All of the data should be repeated exactly; pictures are not part of the copy.

--- Begin ---

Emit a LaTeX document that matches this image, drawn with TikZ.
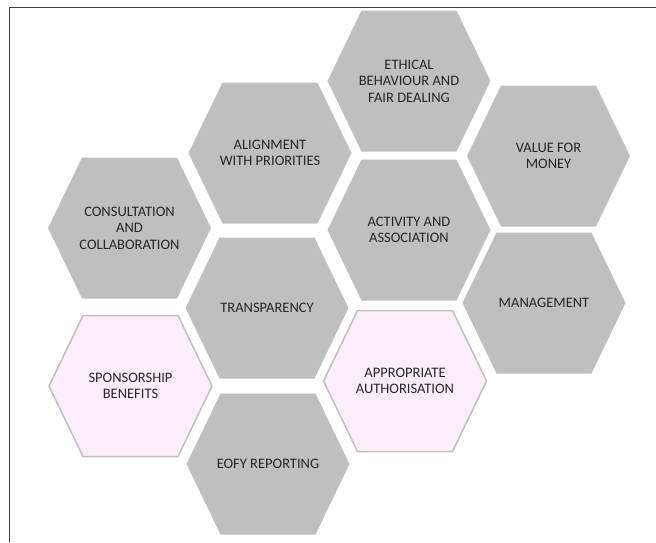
\documentclass[tikz,border=0pt]{standalone}
\usepackage{fontspec}
\setmainfont{Carlito}
\definecolor{hexgray}{RGB}{191,191,191}
\definecolor{hexpink}{RGB}{251,238,248}
\definecolor{txt}{RGB}{38,38,38}
\definecolor{frame}{RGB}{64,64,64}
\tikzset{
  graycell/.style={fill=hexgray},
  pinkcell/.style={fill=hexpink, draw=hexgray, line width=1.5pt},
  celltext/.style={text=txt, align=center, font=\fontsize{14.5}{16.5}\selectfont, inner sep=0pt}
}
\newcommand{\hexcell}[5]{%
  \begin{scope}[shift={(#2,#3)}]
    \path[#4] (-81.5,0) -- (-47.5,-70.5) -- (47.5,-70.5) -- (81.5,0) -- (47.5,70.5) -- (-47.5,70.5) -- cycle;
    \node[celltext] (#1) at (0,0) {#5};
  \end{scope}}
\begin{document}
\begin{tikzpicture}[x=1pt,y=-1pt]
\useasboundingbox (0,0) rectangle (656,542);
\coordinate (tl) at (9,7);
\coordinate (tr) at (656,7);
\coordinate (bl) at (9,542);
\draw[frame, line width=1pt] (tr) -- (tl) -- (bl);
\hexcell{ethical}{409}{81}{graycell}{ETHICAL\\BEHAVIOUR AND\\FAIR DEALING}
\hexcell{align}{270}{153}{graycell}{ALIGNMENT\\WITH PRIORITIES}
\hexcell{value}{548.5}{156}{graycell}{VALUE FOR\\MONEY}
\hexcell{consult}{129.5}{228}{graycell}{CONSULTATION\\AND\\COLLABORATION}
\hexcell{activity}{409}{230}{graycell}{ACTIVITY AND\\ASSOCIATION}
\hexcell{manage}{544}{303}{graycell}{MANAGEMENT}
\hexcell{transp}{267}{308}{graycell}{TRANSPARENCY}
\hexcell{approp}{405}{381}{pinkcell}{APPROPRIATE\\AUTHORISATION}
\hexcell{sponsor}{130.5}{386}{pinkcell}{SPONSORSHIP\\BENEFITS}
\hexcell{eofy}{268}{464}{graycell}{EOFY REPORTING}
\end{tikzpicture}
\end{document}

--- End ---

__Answer to the problem__.
Emit a LaTeX document that matches this image, drawn with TikZ.
\documentclass[tikz,border=0pt]{standalone}
\usepackage{fontspec}
\setmainfont{Carlito}
\definecolor{hexgray}{RGB}{191,191,191}
\definecolor{hexpink}{RGB}{251,238,248}
\definecolor{txt}{RGB}{38,38,38}
\definecolor{frame}{RGB}{64,64,64}
\tikzset{
  graycell/.style={fill=hexgray},
  pinkcell/.style={fill=hexpink, draw=hexgray, line width=1.5pt},
  celltext/.style={text=txt, align=center, font=\fontsize{14.5}{16.5}\selectfont, inner sep=0pt}
}
\newcommand{\hexcell}[5]{%
  \begin{scope}[shift={(#2,#3)}]
    \path[#4] (-81.5,0) -- (-47.5,-70.5) -- (47.5,-70.5) -- (81.5,0) -- (47.5,70.5) -- (-47.5,70.5) -- cycle;
    \node[celltext] (#1) at (0,0) {#5};
  \end{scope}}
\begin{document}
\begin{tikzpicture}[x=1pt,y=-1pt]
\useasboundingbox (0,0) rectangle (656,542);
\coordinate (tl) at (9,7);
\coordinate (tr) at (656,7);
\coordinate (bl) at (9,542);
\draw[frame, line width=1pt] (tr) -- (tl) -- (bl);
\hexcell{ethical}{409}{81}{graycell}{ETHICAL\\BEHAVIOUR AND\\FAIR DEALING}
\hexcell{align}{270}{153}{graycell}{ALIGNMENT\\WITH PRIORITIES}
\hexcell{value}{548.5}{156}{graycell}{VALUE FOR\\MONEY}
\hexcell{consult}{129.5}{228}{graycell}{CONSULTATION\\AND\\COLLABORATION}
\hexcell{activity}{409}{230}{graycell}{ACTIVITY AND\\ASSOCIATION}
\hexcell{manage}{544}{303}{graycell}{MANAGEMENT}
\hexcell{transp}{267}{308}{graycell}{TRANSPARENCY}
\hexcell{approp}{405}{381}{pinkcell}{APPROPRIATE\\AUTHORISATION}
\hexcell{sponsor}{130.5}{386}{pinkcell}{SPONSORSHIP\\BENEFITS}
\hexcell{eofy}{268}{464}{graycell}{EOFY REPORTING}
\end{tikzpicture}
\end{document}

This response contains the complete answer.